━━━━━ PROVIDED DATA ━━━━━

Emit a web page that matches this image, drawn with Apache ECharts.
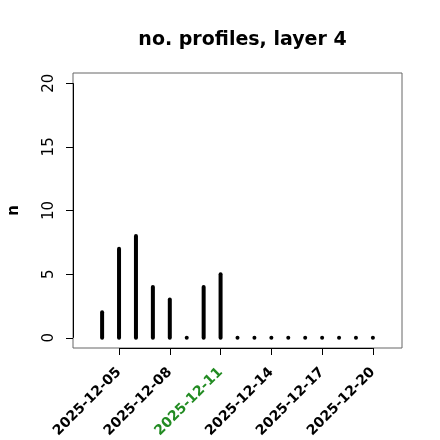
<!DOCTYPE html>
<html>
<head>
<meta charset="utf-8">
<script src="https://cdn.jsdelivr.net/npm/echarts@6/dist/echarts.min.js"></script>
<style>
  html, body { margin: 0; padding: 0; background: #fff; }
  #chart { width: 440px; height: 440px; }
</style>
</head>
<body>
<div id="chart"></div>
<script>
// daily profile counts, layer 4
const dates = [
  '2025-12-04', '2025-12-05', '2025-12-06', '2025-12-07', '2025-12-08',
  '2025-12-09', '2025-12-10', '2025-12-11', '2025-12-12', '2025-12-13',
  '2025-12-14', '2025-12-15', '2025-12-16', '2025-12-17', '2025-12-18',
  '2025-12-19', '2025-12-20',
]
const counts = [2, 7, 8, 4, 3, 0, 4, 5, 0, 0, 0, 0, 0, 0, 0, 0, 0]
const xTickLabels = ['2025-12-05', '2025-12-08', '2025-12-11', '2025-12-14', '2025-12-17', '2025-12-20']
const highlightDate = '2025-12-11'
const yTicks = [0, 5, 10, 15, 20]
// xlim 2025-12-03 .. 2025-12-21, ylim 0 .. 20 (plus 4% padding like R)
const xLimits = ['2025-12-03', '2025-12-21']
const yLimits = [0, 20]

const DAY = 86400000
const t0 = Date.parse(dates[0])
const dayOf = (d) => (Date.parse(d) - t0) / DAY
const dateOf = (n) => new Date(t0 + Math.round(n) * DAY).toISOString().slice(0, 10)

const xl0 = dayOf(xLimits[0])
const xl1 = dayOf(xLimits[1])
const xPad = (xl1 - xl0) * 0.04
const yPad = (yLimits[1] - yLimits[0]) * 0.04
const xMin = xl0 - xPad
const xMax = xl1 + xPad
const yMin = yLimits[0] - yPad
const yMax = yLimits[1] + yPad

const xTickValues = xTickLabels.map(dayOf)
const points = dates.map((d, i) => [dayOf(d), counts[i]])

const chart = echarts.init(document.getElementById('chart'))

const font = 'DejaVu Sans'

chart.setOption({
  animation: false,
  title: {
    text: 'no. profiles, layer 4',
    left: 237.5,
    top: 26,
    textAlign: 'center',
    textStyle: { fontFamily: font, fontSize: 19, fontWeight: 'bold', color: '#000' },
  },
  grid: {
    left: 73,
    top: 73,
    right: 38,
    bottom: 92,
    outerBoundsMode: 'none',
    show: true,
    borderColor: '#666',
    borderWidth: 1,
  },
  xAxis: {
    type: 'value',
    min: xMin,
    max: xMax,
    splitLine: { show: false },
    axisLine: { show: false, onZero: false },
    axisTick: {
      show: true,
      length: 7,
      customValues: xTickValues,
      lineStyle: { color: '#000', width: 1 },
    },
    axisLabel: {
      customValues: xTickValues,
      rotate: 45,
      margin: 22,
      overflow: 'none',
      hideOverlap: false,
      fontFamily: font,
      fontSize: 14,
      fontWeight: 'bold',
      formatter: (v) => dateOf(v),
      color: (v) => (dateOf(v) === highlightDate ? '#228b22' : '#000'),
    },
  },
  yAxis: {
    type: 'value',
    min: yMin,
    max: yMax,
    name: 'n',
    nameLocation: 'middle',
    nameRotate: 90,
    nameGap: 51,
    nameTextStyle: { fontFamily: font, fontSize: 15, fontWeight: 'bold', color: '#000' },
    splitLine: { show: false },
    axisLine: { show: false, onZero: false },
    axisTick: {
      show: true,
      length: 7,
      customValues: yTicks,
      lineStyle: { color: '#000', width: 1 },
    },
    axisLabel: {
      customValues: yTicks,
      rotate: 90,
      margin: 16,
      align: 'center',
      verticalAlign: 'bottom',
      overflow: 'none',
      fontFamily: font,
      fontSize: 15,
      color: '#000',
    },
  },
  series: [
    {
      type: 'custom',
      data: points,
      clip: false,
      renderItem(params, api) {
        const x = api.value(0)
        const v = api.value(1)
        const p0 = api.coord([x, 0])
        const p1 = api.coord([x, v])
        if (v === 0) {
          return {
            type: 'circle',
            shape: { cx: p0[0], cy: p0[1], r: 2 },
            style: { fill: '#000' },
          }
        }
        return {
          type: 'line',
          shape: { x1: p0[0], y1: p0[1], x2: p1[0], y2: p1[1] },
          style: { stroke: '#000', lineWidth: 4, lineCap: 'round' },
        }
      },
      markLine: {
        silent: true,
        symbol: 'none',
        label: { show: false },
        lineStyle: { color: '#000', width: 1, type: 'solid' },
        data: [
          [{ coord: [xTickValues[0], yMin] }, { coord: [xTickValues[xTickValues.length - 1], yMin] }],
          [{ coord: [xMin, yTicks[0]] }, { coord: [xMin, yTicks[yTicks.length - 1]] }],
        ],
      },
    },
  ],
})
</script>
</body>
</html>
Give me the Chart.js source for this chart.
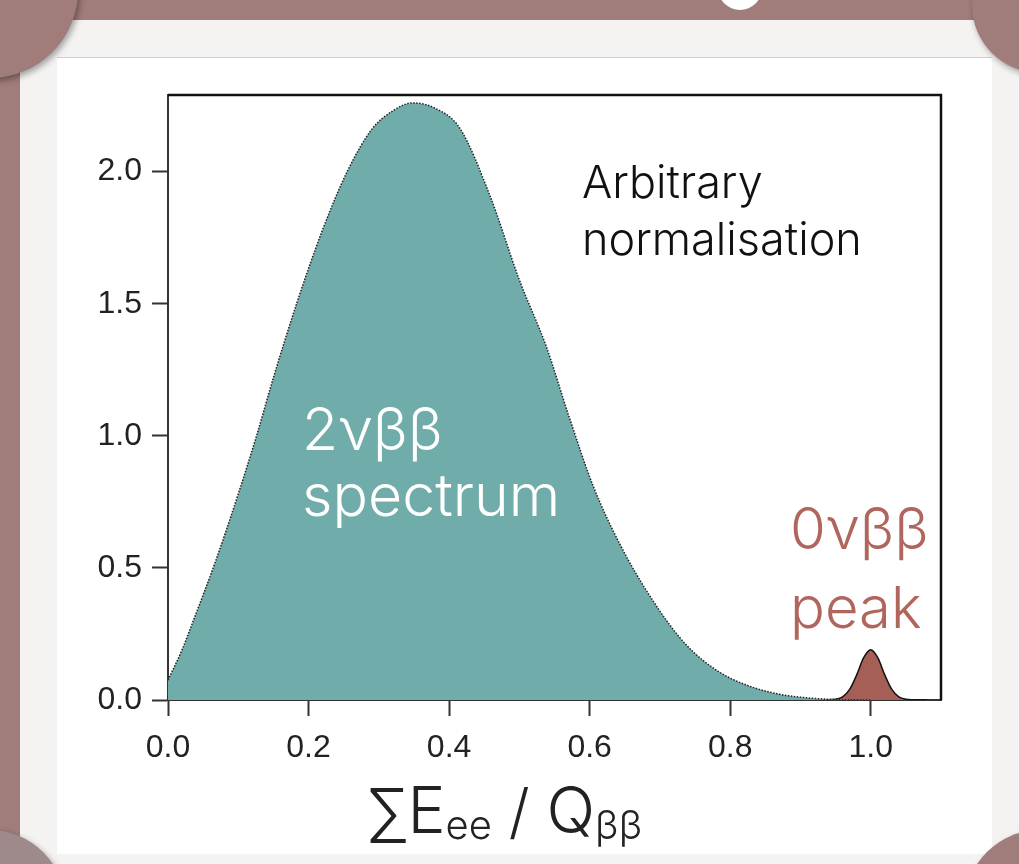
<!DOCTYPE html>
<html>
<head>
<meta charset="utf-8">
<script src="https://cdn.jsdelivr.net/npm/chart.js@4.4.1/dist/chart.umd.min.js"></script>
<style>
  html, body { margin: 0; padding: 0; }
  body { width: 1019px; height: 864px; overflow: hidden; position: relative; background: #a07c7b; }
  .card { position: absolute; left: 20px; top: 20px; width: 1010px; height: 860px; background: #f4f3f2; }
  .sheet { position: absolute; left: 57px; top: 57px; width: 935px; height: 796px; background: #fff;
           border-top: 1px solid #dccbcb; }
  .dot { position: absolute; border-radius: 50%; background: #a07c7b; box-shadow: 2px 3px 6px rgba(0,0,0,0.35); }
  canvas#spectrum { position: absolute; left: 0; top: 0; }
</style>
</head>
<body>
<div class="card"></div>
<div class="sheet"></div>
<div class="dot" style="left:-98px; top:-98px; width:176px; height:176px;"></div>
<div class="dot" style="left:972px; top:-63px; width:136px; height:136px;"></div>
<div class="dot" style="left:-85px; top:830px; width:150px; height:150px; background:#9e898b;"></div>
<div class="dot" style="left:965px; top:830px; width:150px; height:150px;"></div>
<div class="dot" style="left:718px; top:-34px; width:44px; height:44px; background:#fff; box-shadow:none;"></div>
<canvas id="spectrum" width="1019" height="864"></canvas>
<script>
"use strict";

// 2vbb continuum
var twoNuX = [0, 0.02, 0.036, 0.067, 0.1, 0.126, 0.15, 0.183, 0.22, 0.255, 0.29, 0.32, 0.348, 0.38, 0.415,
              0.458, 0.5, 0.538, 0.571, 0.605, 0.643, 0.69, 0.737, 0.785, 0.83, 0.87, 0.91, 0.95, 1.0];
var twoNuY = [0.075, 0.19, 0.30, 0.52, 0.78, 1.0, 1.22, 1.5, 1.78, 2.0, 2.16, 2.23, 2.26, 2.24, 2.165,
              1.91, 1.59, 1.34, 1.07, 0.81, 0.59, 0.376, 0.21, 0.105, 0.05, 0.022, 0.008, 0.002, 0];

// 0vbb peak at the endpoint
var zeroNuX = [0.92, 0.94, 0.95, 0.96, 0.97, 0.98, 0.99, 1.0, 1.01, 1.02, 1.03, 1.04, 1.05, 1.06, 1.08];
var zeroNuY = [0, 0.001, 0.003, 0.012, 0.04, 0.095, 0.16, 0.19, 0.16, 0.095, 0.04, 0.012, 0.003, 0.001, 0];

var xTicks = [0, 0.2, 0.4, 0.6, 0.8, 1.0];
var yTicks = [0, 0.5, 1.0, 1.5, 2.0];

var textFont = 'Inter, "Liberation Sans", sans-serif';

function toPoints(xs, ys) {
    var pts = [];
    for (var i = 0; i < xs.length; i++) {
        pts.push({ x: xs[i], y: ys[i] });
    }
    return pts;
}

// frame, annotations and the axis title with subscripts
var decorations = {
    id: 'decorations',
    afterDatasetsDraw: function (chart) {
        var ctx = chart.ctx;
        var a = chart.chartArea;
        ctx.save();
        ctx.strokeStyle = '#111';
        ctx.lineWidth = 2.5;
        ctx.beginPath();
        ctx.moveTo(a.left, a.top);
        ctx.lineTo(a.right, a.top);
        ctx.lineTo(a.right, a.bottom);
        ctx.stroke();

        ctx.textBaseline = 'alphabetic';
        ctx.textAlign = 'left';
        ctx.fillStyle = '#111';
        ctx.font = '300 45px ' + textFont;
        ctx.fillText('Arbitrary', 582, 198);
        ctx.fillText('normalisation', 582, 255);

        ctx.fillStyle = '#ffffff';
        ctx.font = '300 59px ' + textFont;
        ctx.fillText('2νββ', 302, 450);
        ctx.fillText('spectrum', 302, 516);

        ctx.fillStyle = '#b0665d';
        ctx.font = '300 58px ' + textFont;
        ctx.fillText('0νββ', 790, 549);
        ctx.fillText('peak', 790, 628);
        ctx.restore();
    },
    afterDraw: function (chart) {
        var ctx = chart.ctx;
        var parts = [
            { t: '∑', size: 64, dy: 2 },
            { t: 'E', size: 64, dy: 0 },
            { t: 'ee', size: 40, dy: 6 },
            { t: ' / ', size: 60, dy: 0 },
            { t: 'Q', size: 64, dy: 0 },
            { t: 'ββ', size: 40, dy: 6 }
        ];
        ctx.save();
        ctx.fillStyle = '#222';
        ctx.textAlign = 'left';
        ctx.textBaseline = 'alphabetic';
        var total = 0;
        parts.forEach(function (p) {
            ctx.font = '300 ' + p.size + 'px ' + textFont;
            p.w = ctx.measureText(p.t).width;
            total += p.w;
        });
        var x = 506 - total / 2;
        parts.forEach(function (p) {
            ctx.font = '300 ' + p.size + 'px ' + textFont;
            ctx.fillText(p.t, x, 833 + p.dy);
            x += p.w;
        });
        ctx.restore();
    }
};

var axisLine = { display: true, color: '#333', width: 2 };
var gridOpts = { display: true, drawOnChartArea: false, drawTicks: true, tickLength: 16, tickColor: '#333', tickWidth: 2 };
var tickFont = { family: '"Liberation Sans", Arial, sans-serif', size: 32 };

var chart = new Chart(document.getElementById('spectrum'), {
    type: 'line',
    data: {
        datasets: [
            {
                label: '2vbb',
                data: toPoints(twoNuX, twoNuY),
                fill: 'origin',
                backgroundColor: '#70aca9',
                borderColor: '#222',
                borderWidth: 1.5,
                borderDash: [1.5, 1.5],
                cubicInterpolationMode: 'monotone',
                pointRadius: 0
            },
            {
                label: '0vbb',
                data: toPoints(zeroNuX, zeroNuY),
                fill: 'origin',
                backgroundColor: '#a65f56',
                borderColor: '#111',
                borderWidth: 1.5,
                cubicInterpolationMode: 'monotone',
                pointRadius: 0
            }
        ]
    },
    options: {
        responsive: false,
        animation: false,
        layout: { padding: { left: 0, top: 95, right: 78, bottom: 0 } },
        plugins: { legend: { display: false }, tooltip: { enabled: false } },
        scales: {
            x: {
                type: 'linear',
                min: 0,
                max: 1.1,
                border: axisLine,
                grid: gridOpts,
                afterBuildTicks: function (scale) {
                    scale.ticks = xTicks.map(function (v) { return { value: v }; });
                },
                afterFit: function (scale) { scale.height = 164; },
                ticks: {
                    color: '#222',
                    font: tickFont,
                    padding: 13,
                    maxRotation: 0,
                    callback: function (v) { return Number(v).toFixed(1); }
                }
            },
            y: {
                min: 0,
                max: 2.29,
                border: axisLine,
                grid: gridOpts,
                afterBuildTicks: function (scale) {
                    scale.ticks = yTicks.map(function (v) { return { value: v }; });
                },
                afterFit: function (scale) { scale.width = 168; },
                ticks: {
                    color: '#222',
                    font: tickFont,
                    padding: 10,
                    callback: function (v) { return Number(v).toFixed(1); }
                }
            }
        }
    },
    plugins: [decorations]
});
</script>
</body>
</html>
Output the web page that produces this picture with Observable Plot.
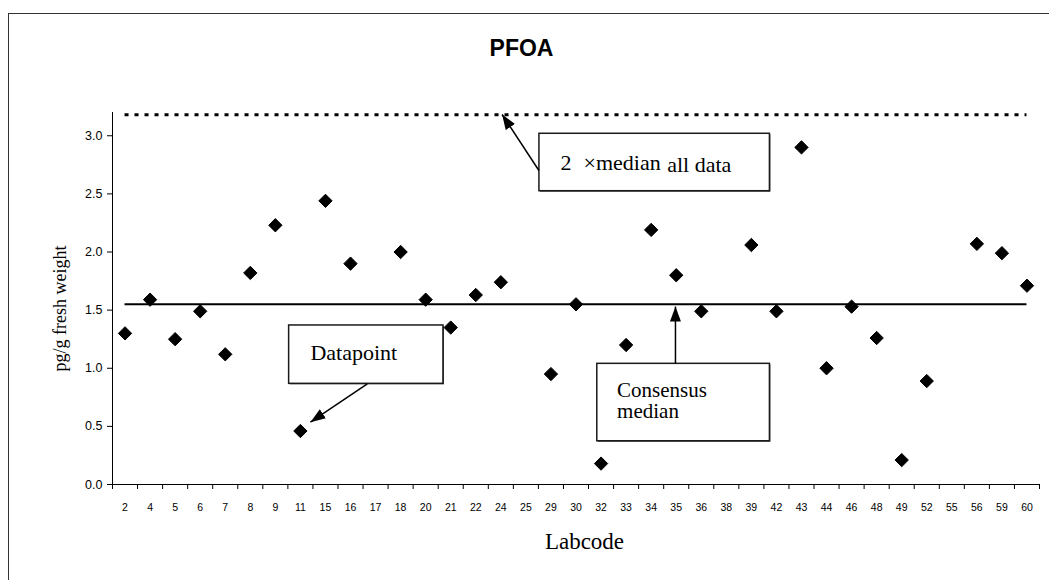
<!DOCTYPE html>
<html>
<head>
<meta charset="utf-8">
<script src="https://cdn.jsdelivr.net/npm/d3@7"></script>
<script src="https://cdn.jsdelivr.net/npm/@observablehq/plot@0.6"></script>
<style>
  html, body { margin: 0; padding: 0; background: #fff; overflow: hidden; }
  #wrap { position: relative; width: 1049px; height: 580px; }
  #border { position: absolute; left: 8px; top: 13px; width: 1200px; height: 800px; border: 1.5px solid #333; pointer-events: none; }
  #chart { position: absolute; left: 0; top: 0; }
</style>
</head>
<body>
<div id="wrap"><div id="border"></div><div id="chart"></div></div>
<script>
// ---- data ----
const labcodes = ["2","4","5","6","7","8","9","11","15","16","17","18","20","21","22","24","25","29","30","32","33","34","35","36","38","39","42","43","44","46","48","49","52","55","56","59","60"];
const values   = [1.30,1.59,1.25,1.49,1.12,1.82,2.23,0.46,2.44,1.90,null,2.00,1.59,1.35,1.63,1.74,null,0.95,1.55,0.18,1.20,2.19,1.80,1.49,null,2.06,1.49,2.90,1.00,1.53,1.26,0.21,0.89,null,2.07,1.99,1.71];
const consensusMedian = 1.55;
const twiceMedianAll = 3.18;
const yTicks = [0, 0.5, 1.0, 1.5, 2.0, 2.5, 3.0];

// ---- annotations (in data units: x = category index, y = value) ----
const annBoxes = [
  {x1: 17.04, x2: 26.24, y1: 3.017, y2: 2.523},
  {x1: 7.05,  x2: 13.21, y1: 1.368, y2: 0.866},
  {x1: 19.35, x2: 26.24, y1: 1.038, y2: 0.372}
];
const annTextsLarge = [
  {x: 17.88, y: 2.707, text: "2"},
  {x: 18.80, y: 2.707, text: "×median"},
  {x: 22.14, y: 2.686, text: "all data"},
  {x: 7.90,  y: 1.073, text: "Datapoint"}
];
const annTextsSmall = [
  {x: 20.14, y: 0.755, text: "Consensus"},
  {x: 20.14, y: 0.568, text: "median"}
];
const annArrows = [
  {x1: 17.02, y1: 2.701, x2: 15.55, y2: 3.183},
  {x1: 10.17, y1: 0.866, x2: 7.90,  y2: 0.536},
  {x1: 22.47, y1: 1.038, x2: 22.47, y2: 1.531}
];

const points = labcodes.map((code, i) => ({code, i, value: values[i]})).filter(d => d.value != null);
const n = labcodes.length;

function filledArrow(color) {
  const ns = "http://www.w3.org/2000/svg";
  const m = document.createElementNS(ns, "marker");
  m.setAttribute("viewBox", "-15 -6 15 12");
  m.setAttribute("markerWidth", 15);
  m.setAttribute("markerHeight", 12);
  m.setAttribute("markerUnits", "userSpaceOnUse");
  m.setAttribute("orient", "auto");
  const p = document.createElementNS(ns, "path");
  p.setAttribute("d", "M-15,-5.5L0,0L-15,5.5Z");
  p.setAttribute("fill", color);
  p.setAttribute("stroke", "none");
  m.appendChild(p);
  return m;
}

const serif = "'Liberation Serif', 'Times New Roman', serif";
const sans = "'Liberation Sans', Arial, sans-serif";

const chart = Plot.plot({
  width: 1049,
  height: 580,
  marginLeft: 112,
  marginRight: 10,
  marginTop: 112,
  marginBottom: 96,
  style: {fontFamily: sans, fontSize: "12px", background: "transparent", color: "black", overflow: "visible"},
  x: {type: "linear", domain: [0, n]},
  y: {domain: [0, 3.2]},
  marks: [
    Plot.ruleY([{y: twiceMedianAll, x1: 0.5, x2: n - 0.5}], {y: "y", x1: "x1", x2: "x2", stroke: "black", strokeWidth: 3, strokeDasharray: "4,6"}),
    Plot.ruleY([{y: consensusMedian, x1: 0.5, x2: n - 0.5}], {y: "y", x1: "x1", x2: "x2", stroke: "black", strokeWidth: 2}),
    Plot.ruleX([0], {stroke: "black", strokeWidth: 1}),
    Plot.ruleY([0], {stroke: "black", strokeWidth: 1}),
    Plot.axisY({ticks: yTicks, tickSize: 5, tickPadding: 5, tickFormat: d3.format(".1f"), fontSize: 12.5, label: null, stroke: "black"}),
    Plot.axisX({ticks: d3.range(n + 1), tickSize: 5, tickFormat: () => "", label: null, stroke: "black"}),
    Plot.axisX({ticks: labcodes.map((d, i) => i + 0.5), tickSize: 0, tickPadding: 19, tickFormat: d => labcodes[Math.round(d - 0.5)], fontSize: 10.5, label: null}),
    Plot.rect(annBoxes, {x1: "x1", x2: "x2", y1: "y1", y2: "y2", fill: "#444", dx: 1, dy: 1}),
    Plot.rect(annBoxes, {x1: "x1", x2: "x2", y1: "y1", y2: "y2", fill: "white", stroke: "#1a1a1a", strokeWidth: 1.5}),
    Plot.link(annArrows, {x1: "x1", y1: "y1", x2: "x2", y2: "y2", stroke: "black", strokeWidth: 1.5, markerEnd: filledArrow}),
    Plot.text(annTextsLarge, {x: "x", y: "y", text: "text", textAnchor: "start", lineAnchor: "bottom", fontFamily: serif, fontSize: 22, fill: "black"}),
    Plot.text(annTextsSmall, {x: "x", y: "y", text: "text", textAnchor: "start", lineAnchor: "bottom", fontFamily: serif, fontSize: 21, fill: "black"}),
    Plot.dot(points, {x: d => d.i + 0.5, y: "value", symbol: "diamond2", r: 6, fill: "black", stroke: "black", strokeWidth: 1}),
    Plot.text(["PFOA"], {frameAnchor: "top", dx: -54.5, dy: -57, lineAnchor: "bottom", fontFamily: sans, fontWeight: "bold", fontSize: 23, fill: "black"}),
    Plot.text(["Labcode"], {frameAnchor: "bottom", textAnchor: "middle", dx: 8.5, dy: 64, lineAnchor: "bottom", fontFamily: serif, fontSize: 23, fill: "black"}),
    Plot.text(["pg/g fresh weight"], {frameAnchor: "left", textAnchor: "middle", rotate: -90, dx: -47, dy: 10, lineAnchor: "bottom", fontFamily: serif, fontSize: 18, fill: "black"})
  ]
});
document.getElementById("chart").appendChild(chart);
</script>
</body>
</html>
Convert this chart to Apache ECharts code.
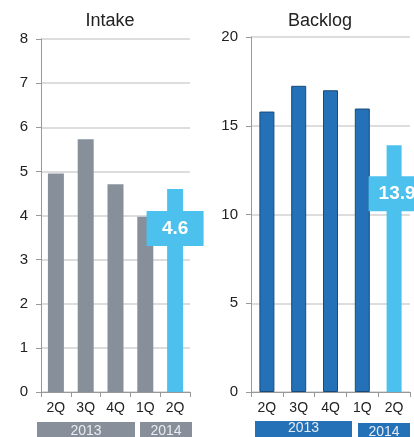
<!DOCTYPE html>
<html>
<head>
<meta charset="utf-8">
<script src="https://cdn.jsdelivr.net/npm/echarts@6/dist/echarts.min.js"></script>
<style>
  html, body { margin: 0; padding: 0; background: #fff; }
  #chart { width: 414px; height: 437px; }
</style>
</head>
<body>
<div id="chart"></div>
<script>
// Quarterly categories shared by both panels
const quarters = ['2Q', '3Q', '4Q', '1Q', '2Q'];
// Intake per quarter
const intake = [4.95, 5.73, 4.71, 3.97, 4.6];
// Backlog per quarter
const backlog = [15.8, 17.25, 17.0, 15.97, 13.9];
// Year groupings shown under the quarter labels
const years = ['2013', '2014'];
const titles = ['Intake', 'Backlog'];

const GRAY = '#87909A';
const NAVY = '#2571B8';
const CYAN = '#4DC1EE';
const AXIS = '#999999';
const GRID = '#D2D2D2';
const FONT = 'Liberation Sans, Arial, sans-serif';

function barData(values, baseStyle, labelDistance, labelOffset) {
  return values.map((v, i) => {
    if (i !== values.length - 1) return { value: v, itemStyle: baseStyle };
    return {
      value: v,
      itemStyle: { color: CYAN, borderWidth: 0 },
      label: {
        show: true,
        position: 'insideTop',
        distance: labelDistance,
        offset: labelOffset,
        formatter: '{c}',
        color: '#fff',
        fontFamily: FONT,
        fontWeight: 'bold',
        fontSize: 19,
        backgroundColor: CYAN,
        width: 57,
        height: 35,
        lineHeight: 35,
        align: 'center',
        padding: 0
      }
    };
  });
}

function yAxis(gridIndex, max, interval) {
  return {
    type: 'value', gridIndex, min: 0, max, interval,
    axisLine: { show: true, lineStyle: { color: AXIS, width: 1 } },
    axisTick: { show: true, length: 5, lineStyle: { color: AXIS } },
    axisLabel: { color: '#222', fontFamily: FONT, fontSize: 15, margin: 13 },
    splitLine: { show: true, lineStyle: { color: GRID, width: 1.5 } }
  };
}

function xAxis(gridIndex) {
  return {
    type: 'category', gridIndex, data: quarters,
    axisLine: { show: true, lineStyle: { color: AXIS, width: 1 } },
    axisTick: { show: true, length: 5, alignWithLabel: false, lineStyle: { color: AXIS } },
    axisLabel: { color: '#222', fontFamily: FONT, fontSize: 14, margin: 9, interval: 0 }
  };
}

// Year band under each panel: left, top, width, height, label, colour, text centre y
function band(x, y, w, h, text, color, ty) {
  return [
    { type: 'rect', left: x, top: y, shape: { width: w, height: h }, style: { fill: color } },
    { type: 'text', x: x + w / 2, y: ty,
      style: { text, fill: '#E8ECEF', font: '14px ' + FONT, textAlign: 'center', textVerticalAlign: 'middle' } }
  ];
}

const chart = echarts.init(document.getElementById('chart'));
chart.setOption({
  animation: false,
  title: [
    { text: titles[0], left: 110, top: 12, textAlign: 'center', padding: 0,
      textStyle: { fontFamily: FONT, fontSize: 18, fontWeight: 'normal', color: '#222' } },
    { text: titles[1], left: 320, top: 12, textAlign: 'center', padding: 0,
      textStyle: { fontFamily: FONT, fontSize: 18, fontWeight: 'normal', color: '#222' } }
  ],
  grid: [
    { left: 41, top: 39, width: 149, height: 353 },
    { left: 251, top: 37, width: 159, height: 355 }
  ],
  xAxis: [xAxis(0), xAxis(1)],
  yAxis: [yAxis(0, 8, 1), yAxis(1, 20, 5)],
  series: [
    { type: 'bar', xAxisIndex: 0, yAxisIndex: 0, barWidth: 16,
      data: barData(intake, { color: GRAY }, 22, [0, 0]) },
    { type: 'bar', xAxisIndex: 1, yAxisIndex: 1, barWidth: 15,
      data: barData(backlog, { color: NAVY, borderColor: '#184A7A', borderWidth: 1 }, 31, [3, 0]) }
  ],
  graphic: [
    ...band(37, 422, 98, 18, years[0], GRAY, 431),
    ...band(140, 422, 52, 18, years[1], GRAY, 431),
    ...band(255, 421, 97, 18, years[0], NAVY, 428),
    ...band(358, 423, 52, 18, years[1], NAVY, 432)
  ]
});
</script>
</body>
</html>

━━━━━

:: WHAT IS ASKED ::
Write out every line of the preceding listing that contains "page".

:: RESPONSE BELOW ::
Emit a web page that matches this image, drawn with Apache ECharts.
Output the web page that produces this picture with Observable Plot.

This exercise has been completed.